------ DATA EXCERPT ------

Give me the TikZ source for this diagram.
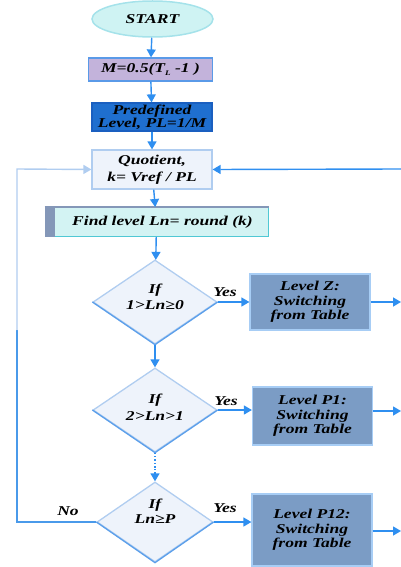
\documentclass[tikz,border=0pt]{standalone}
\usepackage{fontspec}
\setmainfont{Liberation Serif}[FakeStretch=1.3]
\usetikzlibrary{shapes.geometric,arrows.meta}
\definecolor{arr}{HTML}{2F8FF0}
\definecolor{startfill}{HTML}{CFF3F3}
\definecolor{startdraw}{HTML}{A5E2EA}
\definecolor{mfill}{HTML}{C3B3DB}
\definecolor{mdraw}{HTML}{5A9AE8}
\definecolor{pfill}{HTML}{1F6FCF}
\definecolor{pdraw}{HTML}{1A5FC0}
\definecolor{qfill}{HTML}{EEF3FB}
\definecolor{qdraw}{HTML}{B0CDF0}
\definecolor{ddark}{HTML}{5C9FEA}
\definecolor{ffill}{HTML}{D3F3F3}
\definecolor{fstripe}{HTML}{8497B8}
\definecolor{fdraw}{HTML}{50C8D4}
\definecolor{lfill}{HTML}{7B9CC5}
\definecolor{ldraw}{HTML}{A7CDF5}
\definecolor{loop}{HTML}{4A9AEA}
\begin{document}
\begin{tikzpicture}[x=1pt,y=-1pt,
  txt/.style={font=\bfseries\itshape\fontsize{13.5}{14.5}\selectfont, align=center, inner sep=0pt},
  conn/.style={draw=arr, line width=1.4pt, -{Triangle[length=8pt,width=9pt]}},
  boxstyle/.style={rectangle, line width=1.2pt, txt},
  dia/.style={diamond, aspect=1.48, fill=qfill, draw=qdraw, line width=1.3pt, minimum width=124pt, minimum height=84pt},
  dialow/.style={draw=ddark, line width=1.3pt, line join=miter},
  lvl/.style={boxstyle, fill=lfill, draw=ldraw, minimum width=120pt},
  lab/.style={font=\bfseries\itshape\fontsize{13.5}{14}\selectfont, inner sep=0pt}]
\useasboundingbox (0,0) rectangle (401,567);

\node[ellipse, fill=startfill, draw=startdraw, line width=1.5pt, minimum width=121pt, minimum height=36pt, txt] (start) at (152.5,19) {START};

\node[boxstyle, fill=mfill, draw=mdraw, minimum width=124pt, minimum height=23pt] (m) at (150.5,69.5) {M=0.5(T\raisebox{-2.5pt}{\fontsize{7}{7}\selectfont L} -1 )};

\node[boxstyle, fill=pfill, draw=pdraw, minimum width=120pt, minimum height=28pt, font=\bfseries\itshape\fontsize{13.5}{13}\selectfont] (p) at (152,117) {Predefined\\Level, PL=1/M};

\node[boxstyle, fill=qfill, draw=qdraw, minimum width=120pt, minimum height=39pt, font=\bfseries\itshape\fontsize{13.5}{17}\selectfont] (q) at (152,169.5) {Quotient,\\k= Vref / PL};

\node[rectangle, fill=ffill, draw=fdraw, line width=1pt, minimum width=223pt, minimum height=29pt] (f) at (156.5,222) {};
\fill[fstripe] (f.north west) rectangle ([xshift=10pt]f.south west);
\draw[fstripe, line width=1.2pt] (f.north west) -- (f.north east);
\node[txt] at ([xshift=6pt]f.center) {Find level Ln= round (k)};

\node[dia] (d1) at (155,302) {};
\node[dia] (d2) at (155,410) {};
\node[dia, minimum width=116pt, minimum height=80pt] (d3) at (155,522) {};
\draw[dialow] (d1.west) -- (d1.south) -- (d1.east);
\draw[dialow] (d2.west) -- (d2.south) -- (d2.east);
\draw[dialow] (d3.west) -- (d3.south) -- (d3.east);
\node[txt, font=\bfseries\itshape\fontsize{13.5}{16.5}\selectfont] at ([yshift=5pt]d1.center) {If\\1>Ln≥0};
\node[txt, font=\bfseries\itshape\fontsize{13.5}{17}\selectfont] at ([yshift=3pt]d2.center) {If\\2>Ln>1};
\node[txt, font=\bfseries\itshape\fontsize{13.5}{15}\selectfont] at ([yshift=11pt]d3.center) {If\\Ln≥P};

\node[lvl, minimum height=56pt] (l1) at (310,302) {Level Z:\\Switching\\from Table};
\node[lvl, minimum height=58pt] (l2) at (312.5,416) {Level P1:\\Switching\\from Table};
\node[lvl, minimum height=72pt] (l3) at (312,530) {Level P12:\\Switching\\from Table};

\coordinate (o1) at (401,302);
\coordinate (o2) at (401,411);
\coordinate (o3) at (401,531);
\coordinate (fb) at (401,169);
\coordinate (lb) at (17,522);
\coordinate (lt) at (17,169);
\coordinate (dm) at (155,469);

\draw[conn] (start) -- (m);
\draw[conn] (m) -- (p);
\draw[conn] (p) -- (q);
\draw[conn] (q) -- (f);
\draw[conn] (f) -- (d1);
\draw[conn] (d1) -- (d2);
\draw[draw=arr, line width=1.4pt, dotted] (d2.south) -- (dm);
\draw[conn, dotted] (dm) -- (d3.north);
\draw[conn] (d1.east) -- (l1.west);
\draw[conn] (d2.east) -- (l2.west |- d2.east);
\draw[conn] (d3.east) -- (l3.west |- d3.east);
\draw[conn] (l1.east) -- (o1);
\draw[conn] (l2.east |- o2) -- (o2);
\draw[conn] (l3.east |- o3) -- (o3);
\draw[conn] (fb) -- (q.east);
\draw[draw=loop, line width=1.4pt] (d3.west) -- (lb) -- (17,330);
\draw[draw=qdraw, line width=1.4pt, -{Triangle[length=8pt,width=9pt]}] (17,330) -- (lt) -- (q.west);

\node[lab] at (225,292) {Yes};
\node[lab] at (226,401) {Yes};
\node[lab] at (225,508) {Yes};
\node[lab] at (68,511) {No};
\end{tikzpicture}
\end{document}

------

• [SHORT EXERCISE] Output the data above without changes, apart from leaving out the pictures.

• [EXERCISE RESPONSE]
Give me the TikZ source for this diagram.
\documentclass[tikz,border=0pt]{standalone}
\usepackage{fontspec}
\setmainfont{Liberation Serif}[FakeStretch=1.3]
\usetikzlibrary{shapes.geometric,arrows.meta}
\definecolor{arr}{HTML}{2F8FF0}
\definecolor{startfill}{HTML}{CFF3F3}
\definecolor{startdraw}{HTML}{A5E2EA}
\definecolor{mfill}{HTML}{C3B3DB}
\definecolor{mdraw}{HTML}{5A9AE8}
\definecolor{pfill}{HTML}{1F6FCF}
\definecolor{pdraw}{HTML}{1A5FC0}
\definecolor{qfill}{HTML}{EEF3FB}
\definecolor{qdraw}{HTML}{B0CDF0}
\definecolor{ddark}{HTML}{5C9FEA}
\definecolor{ffill}{HTML}{D3F3F3}
\definecolor{fstripe}{HTML}{8497B8}
\definecolor{fdraw}{HTML}{50C8D4}
\definecolor{lfill}{HTML}{7B9CC5}
\definecolor{ldraw}{HTML}{A7CDF5}
\definecolor{loop}{HTML}{4A9AEA}
\begin{document}
\begin{tikzpicture}[x=1pt,y=-1pt,
  txt/.style={font=\bfseries\itshape\fontsize{13.5}{14.5}\selectfont, align=center, inner sep=0pt},
  conn/.style={draw=arr, line width=1.4pt, -{Triangle[length=8pt,width=9pt]}},
  boxstyle/.style={rectangle, line width=1.2pt, txt},
  dia/.style={diamond, aspect=1.48, fill=qfill, draw=qdraw, line width=1.3pt, minimum width=124pt, minimum height=84pt},
  dialow/.style={draw=ddark, line width=1.3pt, line join=miter},
  lvl/.style={boxstyle, fill=lfill, draw=ldraw, minimum width=120pt},
  lab/.style={font=\bfseries\itshape\fontsize{13.5}{14}\selectfont, inner sep=0pt}]
\useasboundingbox (0,0) rectangle (401,567);

\node[ellipse, fill=startfill, draw=startdraw, line width=1.5pt, minimum width=121pt, minimum height=36pt, txt] (start) at (152.5,19) {START};

\node[boxstyle, fill=mfill, draw=mdraw, minimum width=124pt, minimum height=23pt] (m) at (150.5,69.5) {M=0.5(T\raisebox{-2.5pt}{\fontsize{7}{7}\selectfont L} -1 )};

\node[boxstyle, fill=pfill, draw=pdraw, minimum width=120pt, minimum height=28pt, font=\bfseries\itshape\fontsize{13.5}{13}\selectfont] (p) at (152,117) {Predefined\\Level, PL=1/M};

\node[boxstyle, fill=qfill, draw=qdraw, minimum width=120pt, minimum height=39pt, font=\bfseries\itshape\fontsize{13.5}{17}\selectfont] (q) at (152,169.5) {Quotient,\\k= Vref / PL};

\node[rectangle, fill=ffill, draw=fdraw, line width=1pt, minimum width=223pt, minimum height=29pt] (f) at (156.5,222) {};
\fill[fstripe] (f.north west) rectangle ([xshift=10pt]f.south west);
\draw[fstripe, line width=1.2pt] (f.north west) -- (f.north east);
\node[txt] at ([xshift=6pt]f.center) {Find level Ln= round (k)};

\node[dia] (d1) at (155,302) {};
\node[dia] (d2) at (155,410) {};
\node[dia, minimum width=116pt, minimum height=80pt] (d3) at (155,522) {};
\draw[dialow] (d1.west) -- (d1.south) -- (d1.east);
\draw[dialow] (d2.west) -- (d2.south) -- (d2.east);
\draw[dialow] (d3.west) -- (d3.south) -- (d3.east);
\node[txt, font=\bfseries\itshape\fontsize{13.5}{16.5}\selectfont] at ([yshift=5pt]d1.center) {If\\1>Ln≥0};
\node[txt, font=\bfseries\itshape\fontsize{13.5}{17}\selectfont] at ([yshift=3pt]d2.center) {If\\2>Ln>1};
\node[txt, font=\bfseries\itshape\fontsize{13.5}{15}\selectfont] at ([yshift=11pt]d3.center) {If\\Ln≥P};

\node[lvl, minimum height=56pt] (l1) at (310,302) {Level Z:\\Switching\\from Table};
\node[lvl, minimum height=58pt] (l2) at (312.5,416) {Level P1:\\Switching\\from Table};
\node[lvl, minimum height=72pt] (l3) at (312,530) {Level P12:\\Switching\\from Table};

\coordinate (o1) at (401,302);
\coordinate (o2) at (401,411);
\coordinate (o3) at (401,531);
\coordinate (fb) at (401,169);
\coordinate (lb) at (17,522);
\coordinate (lt) at (17,169);
\coordinate (dm) at (155,469);

\draw[conn] (start) -- (m);
\draw[conn] (m) -- (p);
\draw[conn] (p) -- (q);
\draw[conn] (q) -- (f);
\draw[conn] (f) -- (d1);
\draw[conn] (d1) -- (d2);
\draw[draw=arr, line width=1.4pt, dotted] (d2.south) -- (dm);
\draw[conn, dotted] (dm) -- (d3.north);
\draw[conn] (d1.east) -- (l1.west);
\draw[conn] (d2.east) -- (l2.west |- d2.east);
\draw[conn] (d3.east) -- (l3.west |- d3.east);
\draw[conn] (l1.east) -- (o1);
\draw[conn] (l2.east |- o2) -- (o2);
\draw[conn] (l3.east |- o3) -- (o3);
\draw[conn] (fb) -- (q.east);
\draw[draw=loop, line width=1.4pt] (d3.west) -- (lb) -- (17,330);
\draw[draw=qdraw, line width=1.4pt, -{Triangle[length=8pt,width=9pt]}] (17,330) -- (lt) -- (q.west);

\node[lab] at (225,292) {Yes};
\node[lab] at (226,401) {Yes};
\node[lab] at (225,508) {Yes};
\node[lab] at (68,511) {No};
\end{tikzpicture}
\end{document}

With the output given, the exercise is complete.